**Goal:**
Write out each line exactly as given. Leave the pictures out of your copy.

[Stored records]
——————
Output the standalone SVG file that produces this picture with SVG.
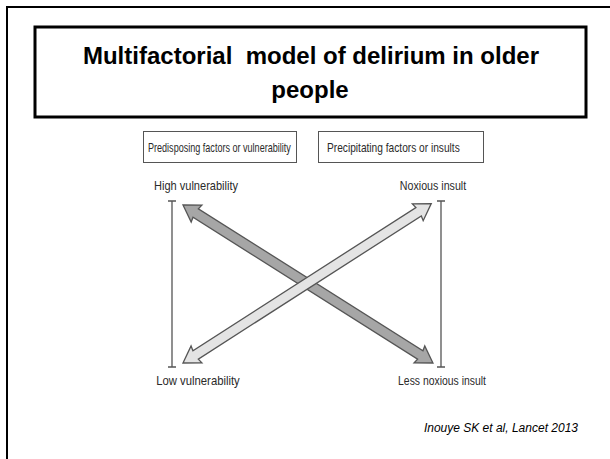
<svg xmlns="http://www.w3.org/2000/svg" width="610" height="459" viewBox="0 0 610 459">
  <style>
    .frame { fill: none; stroke: #000; stroke-width: 2; }
    .titlebox { fill: #fff; stroke: #000; stroke-width: 3; }
    .title { font-family: "Liberation Sans", Arial, sans-serif; font-weight: bold; font-size: 24px; fill: #000; text-anchor: middle; }
    .factorbox { fill: #fff; stroke: #555; stroke-width: 1; }
    .lbl { font-family: "Liberation Sans", Arial, sans-serif; font-size: 13px; fill: #2a2a2a; }
    .mid { text-anchor: middle; }
    .bracket { fill: none; stroke: #555; stroke-width: 1.3; }
    .arrow { stroke: #555; stroke-width: 1.3; stroke-linejoin: miter; }
    .dark { fill: #a6a6a6; }
    .light { fill: #e4e4e4; }
    .cite { font-family: "Liberation Sans", Arial, sans-serif; font-style: italic; font-size: 12px; fill: #000; text-anchor: end; }
  </style>

  <!-- slide frame -->
  <path class="frame" d="M7,470 V7 H620"/>

  <!-- title -->
  <g id="title">
    <rect class="titlebox" x="35" y="27" width="551" height="90"/>
    <text class="title" x="311" y="64" xml:space="preserve">Multifactorial  model of delirium in older</text>
    <text class="title" x="310" y="98">people</text>
  </g>

  <!-- column headers (condensed sans via horizontal scale) -->
  <g id="predisposing">
    <rect class="factorbox" x="143.5" y="131.5" width="153" height="31"/>
    <text class="lbl" transform="translate(148,152) scale(0.697,1)">Predisposing factors or vulnerability</text>
  </g>
  <g id="precipitating">
    <rect class="factorbox" x="318.5" y="131.5" width="165" height="31"/>
    <text class="lbl" transform="translate(327,152) scale(0.783,1)">Precipitating factors or insults</text>
  </g>

  <!-- scale ends -->
  <g id="high-vulnerability">
    <text class="lbl mid" transform="translate(196,190) scale(0.85,1)">High vulnerability</text>
  </g>
  <g id="low-vulnerability">
    <text class="lbl mid" transform="translate(198,385) scale(0.87,1)">Low vulnerability</text>
  </g>
  <g id="noxious-insult">
    <text class="lbl mid" transform="translate(433,190) scale(0.82,1)">Noxious insult</text>
  </g>
  <g id="less-noxious-insult">
    <text class="lbl mid" transform="translate(442,385) scale(0.80,1)">Less noxious insult</text>
  </g>

  <!-- connectors: range brackets and crossing double arrows -->
  <g id="connectors">
    <path class="bracket" d="M168,201 H176 M172,201 V367 M168,367 H176"/>
    <path class="bracket" d="M437,201 H445 M441,201 V367 M437,367 H445"/>
    <!-- high vulnerability <-> less noxious insult -->
    <polygon class="arrow dark" transform="translate(183,205) rotate(32.3)"
             points="0,0 16,-10 15,-5 280.7,-5 279.7,-10 295.7,0 279.7,10 280.7,5 15,5 16,10"/>
    <!-- low vulnerability <-> noxious insult -->
    <polygon class="arrow light" transform="translate(183,363) rotate(-32.7)"
             points="0,0 16,-10 15,-5 280,-5 279,-10 295,0 279,10 280,5 15,5 16,10"/>
  </g>

  <!-- reference -->
  <text class="cite" x="578" y="432">Inouye SK et al, Lancet 2013</text>
</svg>
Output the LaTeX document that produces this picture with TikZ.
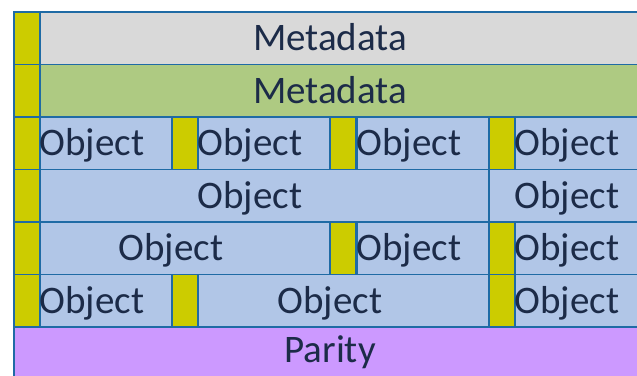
——————
**Response to the exercise:**
Output the standalone SVG file that produces this picture with SVG.
<svg xmlns="http://www.w3.org/2000/svg" width="610" height="459" viewBox="0 0 610 459">
  <style>
    .frame { fill: none; stroke: #000; stroke-width: 2; }
    .titlebox { fill: #fff; stroke: #000; stroke-width: 3; }
    .title { font-family: "Liberation Sans", Arial, sans-serif; font-weight: bold; font-size: 24px; fill: #000; text-anchor: middle; }
    .factorbox { fill: #fff; stroke: #555; stroke-width: 1; }
    .lbl { font-family: "Liberation Sans", Arial, sans-serif; font-size: 13px; fill: #2a2a2a; }
    .mid { text-anchor: middle; }
    .bracket { fill: none; stroke: #555; stroke-width: 1.3; }
    .arrow { stroke: #555; stroke-width: 1.3; stroke-linejoin: miter; }
    .dark { fill: #a6a6a6; }
    .light { fill: #e4e4e4; }
    .cite { font-family: "Liberation Sans", Arial, sans-serif; font-style: italic; font-size: 12px; fill: #000; text-anchor: end; }
  </style>

  <!-- slide frame -->
  <path class="frame" d="M7,470 V7 H620"/>

  <!-- title -->
  <g id="title">
    <rect class="titlebox" x="35" y="27" width="551" height="90"/>
    <text class="title" x="311" y="64" xml:space="preserve">Multifactorial  model of delirium in older</text>
    <text class="title" x="310" y="98">people</text>
  </g>

  <!-- column headers (condensed sans via horizontal scale) -->
  <g id="predisposing">
    <rect class="factorbox" x="143.5" y="131.5" width="153" height="31"/>
    <text class="lbl" transform="translate(148,152) scale(0.697,1)">Predisposing factors or vulnerability</text>
  </g>
  <g id="precipitating">
    <rect class="factorbox" x="318.5" y="131.5" width="165" height="31"/>
    <text class="lbl" transform="translate(327,152) scale(0.783,1)">Precipitating factors or insults</text>
  </g>

  <!-- scale ends -->
  <g id="high-vulnerability">
    <text class="lbl mid" transform="translate(196,190) scale(0.85,1)">High vulnerability</text>
  </g>
  <g id="low-vulnerability">
    <text class="lbl mid" transform="translate(198,385) scale(0.87,1)">Low vulnerability</text>
  </g>
  <g id="noxious-insult">
    <text class="lbl mid" transform="translate(433,190) scale(0.82,1)">Noxious insult</text>
  </g>
  <g id="less-noxious-insult">
    <text class="lbl mid" transform="translate(442,385) scale(0.80,1)">Less noxious insult</text>
  </g>

  <!-- connectors: range brackets and crossing double arrows -->
  <g id="connectors">
    <path class="bracket" d="M168,201 H176 M172,201 V367 M168,367 H176"/>
    <path class="bracket" d="M437,201 H445 M441,201 V367 M437,367 H445"/>
    <!-- high vulnerability <-> less noxious insult -->
    <polygon class="arrow dark" transform="translate(183,205) rotate(32.3)"
             points="0,0 16,-10 15,-5 280.7,-5 279.7,-10 295.7,0 279.7,10 280.7,5 15,5 16,10"/>
    <!-- low vulnerability <-> noxious insult -->
    <polygon class="arrow light" transform="translate(183,363) rotate(-32.7)"
             points="0,0 16,-10 15,-5 280,-5 279,-10 295,0 279,10 280,5 15,5 16,10"/>
  </g>

  <!-- reference -->
  <text class="cite" x="578" y="432">Inouye SK et al, Lancet 2013</text>
</svg>
Output the LaTeX document that produces this picture with TikZ.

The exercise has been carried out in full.